Published: 16 April 2002 15:57 BST
Bankrupt e-tailer Furniture.com is poised for a comeback this week, 18 months after it went bust.
The site will go live tomorrow, with backing from several former employees and the support of some major US furniture retailers.
The new management seems to have learned a lesson from the dot-com crash: they have shelved a pure-play internet strategy to forge marketing, distribution and technical support deals with furniture giants Seaman's and Levitz.
Furniture.com also plans a relatively modest relaunch, covering just one third of the US, and limiting its catalogue selection.

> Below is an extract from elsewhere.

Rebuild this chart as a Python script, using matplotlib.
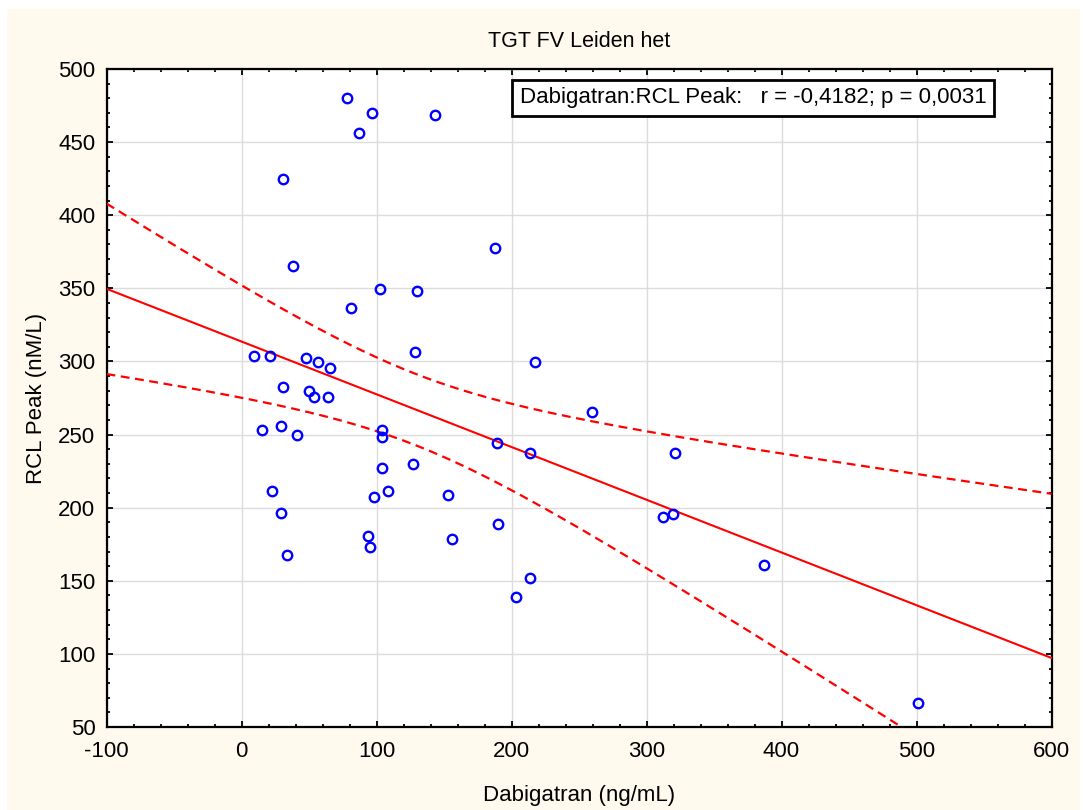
import numpy as np
import matplotlib
matplotlib.use("Agg")
import matplotlib.pyplot as plt
from matplotlib.patches import Rectangle
from matplotlib.ticker import MultipleLocator

plt.rcParams['font.family'] = ['Liberation Sans', 'DejaVu Sans']

# Dabigatran (ng/mL) vs RCL Peak (nM/L)
dabigatran = [77.9, 96.4, 87.0, 143.7, 30.5, 38.2, 81.1, 102.5, 130.1, 188.0,
              9.2, 21.4, 47.6, 56.5, 65.8, 128.4, 217.1, 30.6, 50.3, 53.7,
              64.1, 259.9, 15.3, 29.1, 41.4, 104.0, 104.0, 189.6, 213.9, 321.1,
              103.8, 126.7, 22.9, 108.6, 97.9, 152.8, 29.1, 189.7, 311.9, 319.8,
              93.4, 94.9, 155.9, 33.8, 213.9, 203.5, 386.7, 501.4]
rcl_peak = [480.0, 470.1, 456.0, 468.8, 424.6, 365.3, 336.6, 349.4, 348.0, 377.8,
            304.0, 304.0, 302.6, 299.9, 295.3, 306.7, 299.7, 282.8, 280.0, 275.5,
            275.5, 265.7, 252.9, 255.7, 249.9, 252.9, 248.4, 244.5, 237.2, 237.2,
            227.2, 230.1, 211.7, 211.7, 207.4, 208.9, 196.2, 189.1, 193.5, 195.9,
            180.5, 173.2, 178.8, 167.7, 152.2, 139.2, 160.5, 66.7]

x = np.array(dabigatran)
y = np.array(rcl_peak)
n = len(x)

# linear fit + 95% confidence band of the mean
b, a = np.polyfit(x, y, 1)
xs = np.linspace(-100, 600, 300)
yfit = a + b * xs
resid = y - (a + b * x)
s = np.sqrt(np.sum(resid ** 2) / (n - 2))
sxx = np.sum((x - x.mean()) ** 2)
t = 2.0129  # t(0.975, 46)
half = t * s * np.sqrt(1.0 / n + (xs - x.mean()) ** 2 / sxx)

fig = plt.figure(figsize=(10.83, 8.10), dpi=100, facecolor='white')
fig.patches.append(Rectangle((7 / 1083, 0), 1073 / 1083, 801 / 810,
                             transform=fig.transFigure, facecolor='#fff9ee',
                             edgecolor='none', zorder=-10))
ax = fig.add_axes([106.5 / 1083, 1 - 727 / 810, 945 / 1083, 658 / 810])
ax.set_facecolor('white')

ax.plot(xs, yfit, color='#ff0000', lw=1.5, zorder=3)
ax.plot(xs, yfit + half, color='#ff0000', lw=1.6, ls=(0, (4, 2.5)), zorder=3)
ax.plot(xs, yfit - half, color='#ff0000', lw=1.6, ls=(0, (4, 2.5)), zorder=3)
ax.plot(x, y, 'o', mfc='none', mec='#0000ff', mew=1.7, ms=6.8, zorder=4, clip_on=False)

ax.set_xlim(-100, 600)
ax.set_ylim(50, 500)
ax.xaxis.set_major_locator(MultipleLocator(100))
ax.xaxis.set_minor_locator(MultipleLocator(20))
ax.yaxis.set_major_locator(MultipleLocator(50))
ax.yaxis.set_minor_locator(MultipleLocator(10))
ax.tick_params(which='both', direction='in', top=True, right=True, width=1.3,
               labelsize=16)
ax.tick_params(axis='x', which='both', pad=10)
ax.tick_params(axis='y', which='both', pad=8)
ax.tick_params(which='major', length=4)
ax.tick_params(which='minor', length=2.5)
ax.grid(True, which='major', color='#dcdcdc', lw=1)
ax.set_axisbelow(True)
for sp in ax.spines.values():
    sp.set_linewidth(1.6)
ax.xaxis.set_major_formatter(lambda v, p: f'{v:.0f}')
ax.yaxis.set_major_formatter(lambda v, p: f'{v:.0f}')

ax.set_title('TGT FV Leiden het', fontsize=15.5, pad=16)
ax.set_xlabel('Dabigatran (ng/mL)', fontsize=16, labelpad=17)
ax.set_ylabel('RCL Peak (nM/L)', fontsize=16, labelpad=8)

ax.text(0.684, 0.956, 'Dabigatran:RCL Peak:   r = -0,4182; p = 0,0031',
        transform=ax.transAxes, ha='center', va='center', fontsize=16, zorder=5,
        bbox=dict(boxstyle='square,pad=0.35', facecolor='white', edgecolor='black', lw=2))

fig.savefig('out.png', dpi=100, facecolor=fig.get_facecolor())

Marketing spend will be restricted, with the bricks and mortar partners integrating Furniture.com advertising into their own promotional campaigns.
Furniture.com is just the latest in a growing list of dot-coms to enjoy a revival. Gloss.com, an Estée Lauder-backed beauty site, and eToys, the toy seller, both relaunched last November, just in time to cash in on the Christmas spend.

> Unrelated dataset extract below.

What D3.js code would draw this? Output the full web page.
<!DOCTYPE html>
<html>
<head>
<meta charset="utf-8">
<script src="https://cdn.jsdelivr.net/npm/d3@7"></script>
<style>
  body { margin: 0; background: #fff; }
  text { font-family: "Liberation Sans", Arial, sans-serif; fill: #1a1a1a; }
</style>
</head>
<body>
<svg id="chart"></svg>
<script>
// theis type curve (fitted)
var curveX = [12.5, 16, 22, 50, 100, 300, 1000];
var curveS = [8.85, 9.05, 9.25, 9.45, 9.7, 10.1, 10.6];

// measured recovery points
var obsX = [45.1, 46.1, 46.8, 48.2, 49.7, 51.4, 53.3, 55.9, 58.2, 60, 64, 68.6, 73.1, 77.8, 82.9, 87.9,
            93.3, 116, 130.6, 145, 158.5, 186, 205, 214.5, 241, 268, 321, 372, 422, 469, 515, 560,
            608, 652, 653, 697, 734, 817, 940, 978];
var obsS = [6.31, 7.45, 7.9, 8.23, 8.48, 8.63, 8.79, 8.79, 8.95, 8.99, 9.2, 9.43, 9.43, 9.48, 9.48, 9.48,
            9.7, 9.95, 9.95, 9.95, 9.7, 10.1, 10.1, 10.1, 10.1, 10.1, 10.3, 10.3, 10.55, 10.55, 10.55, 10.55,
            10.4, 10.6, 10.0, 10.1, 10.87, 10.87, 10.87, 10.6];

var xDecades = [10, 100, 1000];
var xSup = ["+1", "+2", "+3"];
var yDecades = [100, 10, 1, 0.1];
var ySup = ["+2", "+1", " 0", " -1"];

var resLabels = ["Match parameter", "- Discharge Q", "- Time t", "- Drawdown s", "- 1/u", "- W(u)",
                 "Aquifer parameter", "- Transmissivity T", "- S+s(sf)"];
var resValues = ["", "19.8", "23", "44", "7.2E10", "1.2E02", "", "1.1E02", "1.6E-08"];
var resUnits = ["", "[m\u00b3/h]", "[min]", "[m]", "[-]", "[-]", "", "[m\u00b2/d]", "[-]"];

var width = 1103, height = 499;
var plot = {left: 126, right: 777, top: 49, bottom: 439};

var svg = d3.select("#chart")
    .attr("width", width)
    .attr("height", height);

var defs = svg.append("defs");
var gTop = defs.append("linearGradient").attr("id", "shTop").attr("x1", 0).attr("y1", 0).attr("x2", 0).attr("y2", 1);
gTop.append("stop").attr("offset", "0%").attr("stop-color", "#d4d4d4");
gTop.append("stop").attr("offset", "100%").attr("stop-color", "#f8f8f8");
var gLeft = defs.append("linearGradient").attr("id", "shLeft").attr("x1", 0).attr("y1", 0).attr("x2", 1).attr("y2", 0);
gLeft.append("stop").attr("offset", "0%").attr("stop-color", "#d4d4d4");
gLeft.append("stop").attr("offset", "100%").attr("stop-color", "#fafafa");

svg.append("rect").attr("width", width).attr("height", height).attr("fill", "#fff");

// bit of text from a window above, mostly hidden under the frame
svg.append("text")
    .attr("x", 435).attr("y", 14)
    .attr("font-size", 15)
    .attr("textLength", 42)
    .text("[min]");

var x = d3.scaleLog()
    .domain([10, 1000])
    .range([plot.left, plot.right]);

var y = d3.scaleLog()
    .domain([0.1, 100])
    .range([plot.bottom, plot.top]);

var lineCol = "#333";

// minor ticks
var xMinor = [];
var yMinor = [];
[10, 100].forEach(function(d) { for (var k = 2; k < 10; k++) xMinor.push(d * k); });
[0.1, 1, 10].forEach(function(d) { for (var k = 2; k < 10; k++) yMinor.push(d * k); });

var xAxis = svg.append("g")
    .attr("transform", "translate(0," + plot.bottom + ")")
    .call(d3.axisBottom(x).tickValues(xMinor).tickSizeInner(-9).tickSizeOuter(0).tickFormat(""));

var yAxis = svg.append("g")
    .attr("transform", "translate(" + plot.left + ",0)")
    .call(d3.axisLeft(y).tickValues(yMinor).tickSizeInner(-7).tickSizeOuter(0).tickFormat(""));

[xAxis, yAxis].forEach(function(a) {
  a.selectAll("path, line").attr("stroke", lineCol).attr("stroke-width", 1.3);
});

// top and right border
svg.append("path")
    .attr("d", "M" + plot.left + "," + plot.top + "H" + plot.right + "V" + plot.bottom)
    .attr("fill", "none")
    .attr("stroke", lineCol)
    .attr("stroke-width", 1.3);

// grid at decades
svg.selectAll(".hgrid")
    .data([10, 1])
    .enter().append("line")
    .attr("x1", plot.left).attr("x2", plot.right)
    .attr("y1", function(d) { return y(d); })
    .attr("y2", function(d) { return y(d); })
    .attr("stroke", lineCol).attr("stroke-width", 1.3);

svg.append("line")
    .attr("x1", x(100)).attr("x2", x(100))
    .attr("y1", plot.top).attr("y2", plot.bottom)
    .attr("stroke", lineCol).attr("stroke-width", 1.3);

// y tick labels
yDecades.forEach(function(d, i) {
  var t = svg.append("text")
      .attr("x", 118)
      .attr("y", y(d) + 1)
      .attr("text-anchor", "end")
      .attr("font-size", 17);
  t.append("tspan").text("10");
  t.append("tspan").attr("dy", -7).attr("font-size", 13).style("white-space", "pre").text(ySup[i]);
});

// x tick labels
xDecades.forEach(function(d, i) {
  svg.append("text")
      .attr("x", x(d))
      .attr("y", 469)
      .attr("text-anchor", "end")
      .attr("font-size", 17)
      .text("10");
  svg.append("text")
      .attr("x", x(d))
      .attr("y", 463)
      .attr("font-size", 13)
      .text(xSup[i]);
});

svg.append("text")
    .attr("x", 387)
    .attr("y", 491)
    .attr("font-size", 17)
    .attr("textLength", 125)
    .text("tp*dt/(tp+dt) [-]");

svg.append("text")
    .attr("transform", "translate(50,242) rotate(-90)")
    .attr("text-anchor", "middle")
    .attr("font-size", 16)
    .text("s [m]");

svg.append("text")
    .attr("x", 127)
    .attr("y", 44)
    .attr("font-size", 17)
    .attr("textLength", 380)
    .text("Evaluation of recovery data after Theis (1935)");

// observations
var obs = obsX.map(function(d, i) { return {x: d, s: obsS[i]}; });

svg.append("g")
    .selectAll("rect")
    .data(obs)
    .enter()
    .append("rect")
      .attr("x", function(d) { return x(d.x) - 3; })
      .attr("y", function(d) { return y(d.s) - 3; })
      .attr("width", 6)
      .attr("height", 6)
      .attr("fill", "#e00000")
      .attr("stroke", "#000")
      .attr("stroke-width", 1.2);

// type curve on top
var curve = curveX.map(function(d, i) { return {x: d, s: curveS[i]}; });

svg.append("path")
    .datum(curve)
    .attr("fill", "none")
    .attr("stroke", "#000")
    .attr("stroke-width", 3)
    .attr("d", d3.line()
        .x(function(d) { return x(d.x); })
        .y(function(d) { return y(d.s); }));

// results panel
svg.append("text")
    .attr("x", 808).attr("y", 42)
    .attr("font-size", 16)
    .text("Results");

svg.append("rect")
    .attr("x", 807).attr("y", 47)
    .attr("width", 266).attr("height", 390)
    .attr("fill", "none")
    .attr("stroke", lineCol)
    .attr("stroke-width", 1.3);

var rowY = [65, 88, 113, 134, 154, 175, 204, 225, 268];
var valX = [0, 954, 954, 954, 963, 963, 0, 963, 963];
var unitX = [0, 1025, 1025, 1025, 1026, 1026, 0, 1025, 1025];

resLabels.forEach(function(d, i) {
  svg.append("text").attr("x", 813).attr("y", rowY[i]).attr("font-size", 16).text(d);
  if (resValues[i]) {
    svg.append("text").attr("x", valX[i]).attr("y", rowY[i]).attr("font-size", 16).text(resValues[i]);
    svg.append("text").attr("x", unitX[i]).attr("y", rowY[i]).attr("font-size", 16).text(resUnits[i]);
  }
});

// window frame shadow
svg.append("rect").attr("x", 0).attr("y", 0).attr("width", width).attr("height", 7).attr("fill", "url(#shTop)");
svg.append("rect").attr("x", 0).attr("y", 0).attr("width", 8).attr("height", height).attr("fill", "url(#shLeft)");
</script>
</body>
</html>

Fashion e-tailer boo.com has also made a revival of sorts under the guise of Fashionmall.com.
But despite this mini trend, Jason Purcell, CEO of venture capitalist firm Firststage Capital, doesn't believe there is any clear evidence that backers are warming to a second wave of dot-coms.
He said: "The professional community still has a limited appetite for the internet-based businesses of two to three years ago. People now have higher expectations of business on the net."
Before filing for bankruptcy in November 2000, Furniture.com came under fire after dozens of customers criticised late deliveries and a poor returns policy.
Despite order fulfilment issues and a shelved IPO in early 2000, Furniture.com was hailed as an internet success - selling up to $20m worth of furniture per quarter in its heyday.